• Task instructions:
The line holding "0.045, 0.062, 0.0];" is the last one to output; start at the first line of the data, keep every line in between exactly, and leave out pictures.

• Material:
#####
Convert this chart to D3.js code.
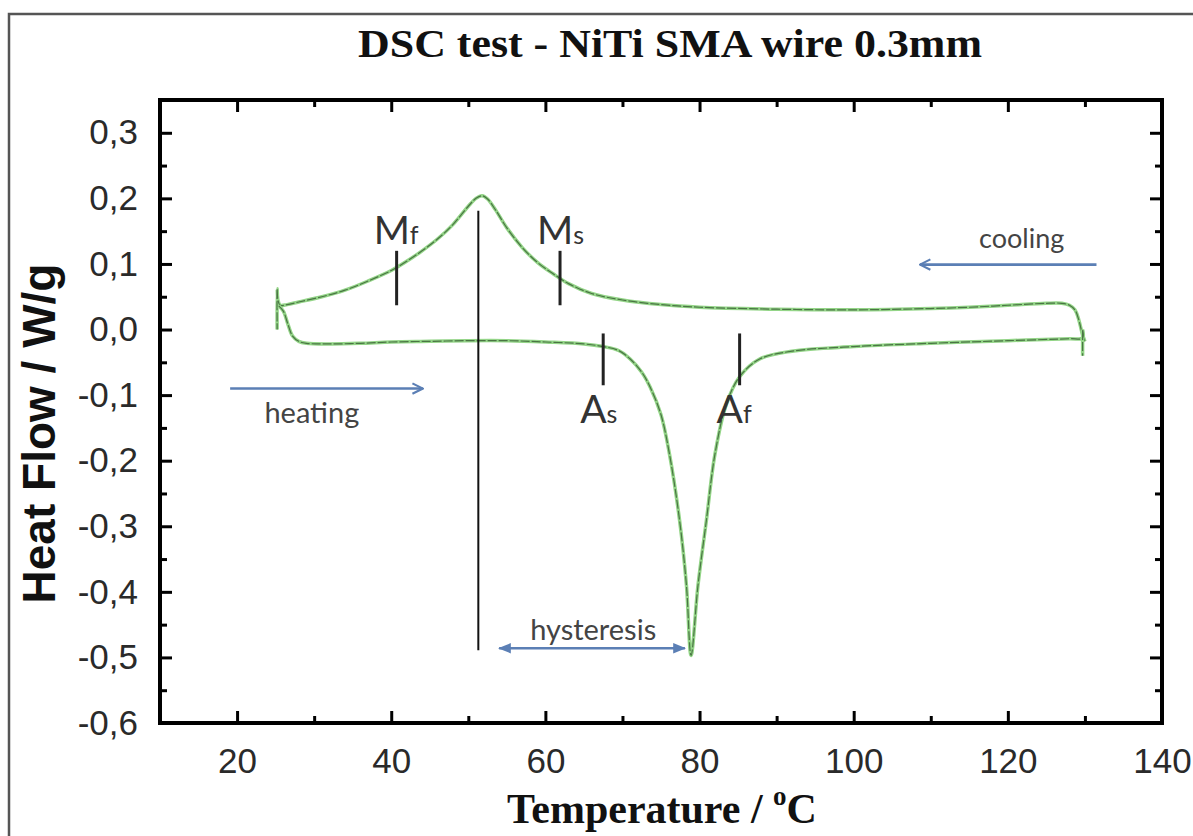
<!DOCTYPE html>
<html>
<head>
<meta charset="utf-8">
<script src="https://cdn.jsdelivr.net/npm/d3@7"></script>
<style>
  body { margin: 0; background: #fff; }
  svg { display: block; }
</style>
</head>
<body>
<svg id="dsc" width="1193" height="836"></svg>
<script>
// data (temperature in °C, heat flow in W/g)
var coolT = [130, 129.6, 129.2, 128.7, 128, 127, 125, 120, 115, 110, 100, 90, 80, 75, 70, 66, 63, 61, 59, 57, 55, 53.5, 52.5, 51.8, 51, 50, 48, 46, 44, 42, 40, 37, 34, 31, 28, 26.5, 25.6, 25.3, 25.2, 25.2];
var coolHF = [-0.018, -0.004, 0.015, 0.03, 0.037, 0.04, 0.04, 0.037, 0.034, 0.032, 0.03, 0.031, 0.034, 0.038, 0.045, 0.055, 0.07, 0.085, 0.102, 0.125, 0.155, 0.183, 0.199, 0.204, 0.2, 0.188, 0.16, 0.138, 0.12, 0.104, 0.09, 0.074, 0.06, 0.05, 0.042, 0.038, 0.037, 0.045, 0.062, 0.0];

var heatT = [25.4, 26, 26.6, 27.2, 28, 29, 32, 36, 40, 45, 50, 55, 60, 65, 67.5, 69.5, 71, 72.5, 73.6, 75, 76.1, 77.4, 78.3, 78.9, 79.8, 80.9, 82, 83.5, 85.2, 87.8, 92, 100, 110, 120, 128, 129.7, 129.7, 129.7];
var heatHF = [0.036, 0.028, 0.008, -0.01, -0.018, -0.021, -0.022, -0.021, -0.019, -0.018, -0.017, -0.017, -0.019, -0.022, -0.026, -0.032, -0.045, -0.065, -0.088, -0.13, -0.19, -0.29, -0.39, -0.497, -0.39, -0.29, -0.19, -0.113, -0.072, -0.045, -0.033, -0.026, -0.021, -0.017, -0.014, -0.013, 0.0, -0.04];

var xTicks = [20, 40, 60, 80, 100, 120, 140];
var xMinor = [10, 30, 50, 70, 90, 110, 130];
var yTicks = [-0.6, -0.5, -0.4, -0.3, -0.2, -0.1, 0.0, 0.1, 0.2, 0.3];
var yMinor = [-0.55, -0.45, -0.35, -0.25, -0.15, -0.05, 0.05, 0.15, 0.25, 0.35];

// transformation markers: name, subscript, temperature, tick top, tick bottom, label placement
var markNames = ["M", "M", "A", "A"];
var markSubs = ["f", "s", "s", "f"];
var markT = [40.7, 61.9, 67.5, 85.2];
var markTop = [0.12, 0.12, -0.006, -0.006];
var markBottom = [0.037, 0.037, -0.085, -0.085];
var markLabelHF = [0.13, 0.13, -0.143, -0.143];

// hysteresis line
var hystT = 51.3, hystTop = 0.181, hystBottom = -0.489;

// arrows: from T, to T, heat flow, double-headed
var arrowFrom = [131.5, 19.1, 54.0];
var arrowTo = [108.6, 44.1, 78.1];
var arrowHF = [0.099, -0.09, -0.486];
var arrowBoth = [false, false, true];
var noteText = ["cooling", "heating", "hysteresis"];
var noteT = [121.8, 29.7, 66.2];
var noteHF = [0.125, -0.142, -0.474];

var svg = d3.select("#dsc"),
    margin = {top: 100, right: 31, bottom: 113, left: 160},
    width = +svg.attr("width") - margin.left - margin.right,
    height = +svg.attr("height") - margin.top - margin.bottom;

// outer frame
svg.append("rect")
    .attr("x", 9).attr("y", 14)
    .attr("width", 1200).attr("height", 900)
    .attr("fill", "none")
    .attr("stroke", "#555")
    .attr("stroke-width", 2.5);

svg.append("text")
    .attr("x", 670).attr("y", 57)
    .attr("text-anchor", "middle")
    .attr("font-family", "'Liberation Serif', 'Times New Roman', serif")
    .attr("font-weight", "bold")
    .attr("font-size", 40)
    .attr("textLength", 624)
    .attr("lengthAdjust", "spacingAndGlyphs")
    .attr("fill", "#111")
    .text("DSC test - NiTi SMA wire 0.3mm");

var g = svg.append("g").attr("transform", "translate(" + margin.left + "," + margin.top + ")");

var x = d3.scaleLinear().domain([10, 140]).range([0, width]);
var y = d3.scaleLinear().domain([-0.6, 0.35]).range([height, 0]);

var fmt = function(v) { return v.toFixed(1).replace(".", ","); };

function styleAxis(sel, labels) {
  sel.select(".domain").remove();
  sel.selectAll(".tick line").attr("stroke", "#000").attr("stroke-width", 3);
  sel.selectAll(".tick text")
    .attr("font-family", "'Liberation Sans', Arial, sans-serif")
    .attr("font-size", 35)
    .attr("fill", "#2a2a2a");
  if (!labels) sel.selectAll(".tick text").remove();
}

// major + minor ticks pointing inward on all four sides
g.append("g").attr("transform", "translate(0," + height + ")")
  .call(d3.axisBottom(x).tickValues(xTicks).tickSize(-12).tickPadding(25).tickFormat(d3.format("d")))
  .call(styleAxis, true);
g.append("g").attr("transform", "translate(0," + height + ")")
  .call(d3.axisBottom(x).tickValues(xMinor).tickSize(-7))
  .call(styleAxis, false);
g.append("g")
  .call(d3.axisTop(x).tickValues(xTicks).tickSize(-12))
  .call(styleAxis, false);
g.append("g")
  .call(d3.axisTop(x).tickValues(xMinor).tickSize(-7))
  .call(styleAxis, false);
g.append("g")
  .call(d3.axisLeft(y).tickValues(yTicks).tickSize(-12).tickPadding(22).tickFormat(fmt))
  .call(styleAxis, true);
g.append("g")
  .call(d3.axisLeft(y).tickValues(yMinor).tickSize(-7))
  .call(styleAxis, false);
g.append("g").attr("transform", "translate(" + width + ",0)")
  .call(d3.axisRight(y).tickValues(yTicks).tickSize(-12))
  .call(styleAxis, false);
g.append("g").attr("transform", "translate(" + width + ",0)")
  .call(d3.axisRight(y).tickValues(yMinor).tickSize(-7))
  .call(styleAxis, false);

g.append("rect")
    .attr("width", width).attr("height", height)
    .attr("fill", "none")
    .attr("stroke", "#000")
    .attr("stroke-width", 4);

// curves
var line = d3.line()
    .x(function(d) { return x(d[0]); })
    .y(function(d) { return y(d[1]); })
    .curve(d3.curveCatmullRom.alpha(0.5));

var cooling = coolT.map(function(t, i) { return [t, coolHF[i]]; });
var heating = heatT.map(function(t, i) { return [t, heatHF[i]]; });

[cooling, heating].forEach(function(data) {
  g.append("path").datum(data)
    .attr("d", line)
    .attr("fill", "none")
    .attr("stroke", "#94d588")
    .attr("stroke-width", 3.5);
  g.append("path").datum(data)
    .attr("d", line)
    .attr("fill", "none")
    .attr("stroke", "#4a7544")
    .attr("stroke-width", 1.2)
    .attr("stroke-dasharray", "9,2");
});

// hysteresis reference line
g.append("line")
    .attr("x1", x(hystT)).attr("x2", x(hystT))
    .attr("y1", y(hystTop)).attr("y2", y(hystBottom))
    .attr("stroke", "#111").attr("stroke-width", 2);

// transformation markers
var annoFont = "Lato, 'Open Sans', sans-serif";
markT.forEach(function(t, i) {
  g.append("line")
    .attr("x1", x(t)).attr("x2", x(t))
    .attr("y1", y(markTop[i])).attr("y2", y(markBottom[i]))
    .attr("stroke", "#222").attr("stroke-width", 3);
  var lbl = g.append("text")
    .attr("x", x(t) - 23).attr("y", y(markLabelHF[i]))
    .attr("font-family", annoFont)
    .attr("fill", "#333");
  lbl.append("tspan").attr("font-size", 39).text(markNames[i]);
  lbl.append("tspan").attr("font-size", 25).text(markSubs[i]);
});

// arrows
var defs = svg.append("defs");
defs.append("marker")
    .attr("id", "head")
    .attr("viewBox", "0 0 10 10")
    .attr("refX", 9).attr("refY", 5)
    .attr("markerWidth", 5).attr("markerHeight", 5)
    .attr("orient", "auto-start-reverse")
  .append("path")
    .attr("d", "M1,1 L9,5 L1,9")
    .attr("fill", "none")
    .attr("stroke", "#5b7fb5")
    .attr("stroke-width", 1.6);
defs.append("marker")
    .attr("id", "tri")
    .attr("viewBox", "0 0 10 10")
    .attr("refX", 9).attr("refY", 5)
    .attr("markerWidth", 5).attr("markerHeight", 5)
    .attr("orient", "auto-start-reverse")
  .append("path")
    .attr("d", "M0,1 L10,5 L0,9 Z")
    .attr("fill", "#5b7fb5");

arrowFrom.forEach(function(t, i) {
  var a = g.append("line")
    .attr("x1", x(t)).attr("x2", x(arrowTo[i]))
    .attr("y1", y(arrowHF[i])).attr("y2", y(arrowHF[i]))
    .attr("stroke", "#5b7fb5").attr("stroke-width", 2.6);
  if (arrowBoth[i]) {
    a.attr("marker-start", "url(#tri)").attr("marker-end", "url(#tri)");
  } else {
    a.attr("marker-end", "url(#head)");
  }
});

noteText.forEach(function(s, i) {
  g.append("text")
    .attr("x", x(noteT[i])).attr("y", y(noteHF[i]))
    .attr("text-anchor", "middle")
    .attr("font-family", annoFont)
    .attr("font-size", i === 0 ? 27 : 29)
    .attr("fill", "#444")
    .text(s);
});

// axis titles
svg.append("text")
    .attr("transform", "translate(55," + (margin.top + height / 2 + 22) + ") rotate(-90)")
    .attr("text-anchor", "middle")
    .attr("font-family", "'Liberation Sans', Arial, sans-serif")
    .attr("font-weight", "bold")
    .attr("font-size", 46)
    .attr("fill", "#111")
    .text("Heat Flow / W/g");

var xt = svg.append("text")
    .attr("x", 662).attr("y", 823)
    .attr("text-anchor", "middle")
    .attr("font-family", "'Liberation Serif', 'Times New Roman', serif")
    .attr("font-weight", "bold")
    .attr("font-size", 42)
    .attr("fill", "#111");
xt.append("tspan").text("Temperature / ");
xt.append("tspan").attr("font-size", 27).attr("dy", -18).text("o");
xt.append("tspan").attr("dy", 18).text("C");
</script>
</body>
</html>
#####
• Solution for this task:
Convert this chart to D3.js code.
<!DOCTYPE html>
<html>
<head>
<meta charset="utf-8">
<script src="https://cdn.jsdelivr.net/npm/d3@7"></script>
<style>
  body { margin: 0; background: #fff; }
  svg { display: block; }
</style>
</head>
<body>
<svg id="dsc" width="1193" height="836"></svg>
<script>
// data (temperature in °C, heat flow in W/g)
var coolT = [130, 129.6, 129.2, 128.7, 128, 127, 125, 120, 115, 110, 100, 90, 80, 75, 70, 66, 63, 61, 59, 57, 55, 53.5, 52.5, 51.8, 51, 50, 48, 46, 44, 42, 40, 37, 34, 31, 28, 26.5, 25.6, 25.3, 25.2, 25.2];
var coolHF = [-0.018, -0.004, 0.015, 0.03, 0.037, 0.04, 0.04, 0.037, 0.034, 0.032, 0.03, 0.031, 0.034, 0.038, 0.045, 0.055, 0.07, 0.085, 0.102, 0.125, 0.155, 0.183, 0.199, 0.204, 0.2, 0.188, 0.16, 0.138, 0.12, 0.104, 0.09, 0.074, 0.06, 0.05, 0.042, 0.038, 0.037, 0.045, 0.062, 0.0];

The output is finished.